Although it was stated in a matter-of-fact tone, the alarming comment startled me. I spun around expecting to see a psychotic father dangling the infant precariously over the dark water of the Tidal Basin. Nothing of the sort was happening. Stu was pushing the stroller safely back from the edge of the wide walkway. Junior was gurgling happily, apparently oblivious to any looming threat.

I turned back to the mother. While taking pictures of her four year old daughter, she kept vigilantly glancing at her husband and son. You could almost see her ‘mom ears’ at full alert, ready to detect the sound of a telltale splash.

Shaking my head in disbelief, I was intrigued by the necessity of such a superfluous admonition. Is this something a guy really needs to be reminded of? The statement seemed akin to me going to the office and loudly announcing, "Remember, don´t commit arson today!".

Stunningly, the father displayed no reaction to this gratuitous directive. Ignoring the comment like he would a spam email, he continued pushing the stroller. With dawning realization, I recognized the response. It’s the prudent reaction of every man who has had extensive interactions with his spouse. Having learned it was pointless to object to the implied negligence, Stu had decided to ignore the comment rather than engage in a lengthy no-win discussion. He had adopted the silent non-response that was neither defensive argument, nor tacit agreement.

To confirm this analysis, I made a closer assessment of the family. Since the young girl was at least four years old, this couldn’t just be the mother’s over-protective ‘first baby syndrome’. Searching my brain, I couldn’t remember hearing any news reports about a rash of baby dunkings in the Tidal Basin that might have triggered the remark.

Stu looked perfectly normal. There was nothing sinister in his attire. He wore standard, tourist-issue cargo pants and a blue polo shirt (no all black, or camouflaged, terrorist fatigues). He was burdened with all the baby care and protective paraphernalia of the typical twenty-first century American family. I couldn´t detect any evil glint that indicated a perverse curiosity to see whether his infant son might float. By all appearances, he was a dependable, model father. Stu was even wearing a fanny pack. In front! There aren´t many certainties in dysfunctional Washington, DC these days. But, surely one of them is that no one wearing a fanny pack dumps their baby in the Tidal Basin.
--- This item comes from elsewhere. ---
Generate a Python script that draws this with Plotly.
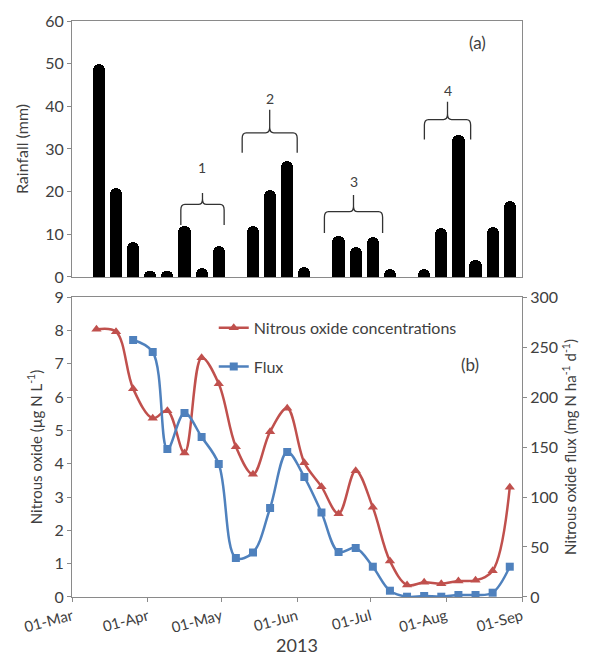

All this time, Mom was assiduously dividing her suspicious attention between her daughter and the men of her tribe. She had the look of a classic Washington Type A personality. I could easily imagine "Super Mom" tattooed on her Pilates sculpted bicep.

I became offended on behalf of Stu, and all men, at the assumption that they were feckless or mentally deficient. I could barely contain myself from asking Major Mom for more details, if only to hear her explanation: ‘Excuse me ma´am, I couldn´t help but notice that you just warned your husband not to do something that no rational person would do. Could you satisfy my curiosity and explain your thinking? What was it?’

A. “I think he almost does things like that all the time. Just yesterday, I thought he was about to hand li´l Joey a set of Ginsu steak knives to play with."
B. "I say things like this a thousand times a day, just to be safe. Then, if something does happen, I can say, ´I told you not to do that´."
C. "He´s a man, and as all women know, none of them have the brains they were born with."
D. “I heard about something like that happening once. I want to make sure Stu worries constantly about things that have a minuscule possibility of ever happening.”
E. All of the above.

I was ready to pose the question when Kim turned and nonchalantly said, "Bill, don´t walk into any tree branches."

Huh? My mouth dropped open in a puzzled expression. I was nowhere near any trees! And, in my entire life, I had never walked into a tree branch. Even a nearby squirrel slapped his head, as if he couldn’t believe anyone would say that. I prepared to give a tart reply and a vigorous defense of my common sense. Then, my eyes connected with Stu, who had heard the comment. We both raised our eyebrows and shrugged in a shared ‘what are you gonna do’ moment. I decided to ignore the remark and kept walking toward the Jefferson Memorial. I wondered if the great Founding Father was ever similarly baffled by women.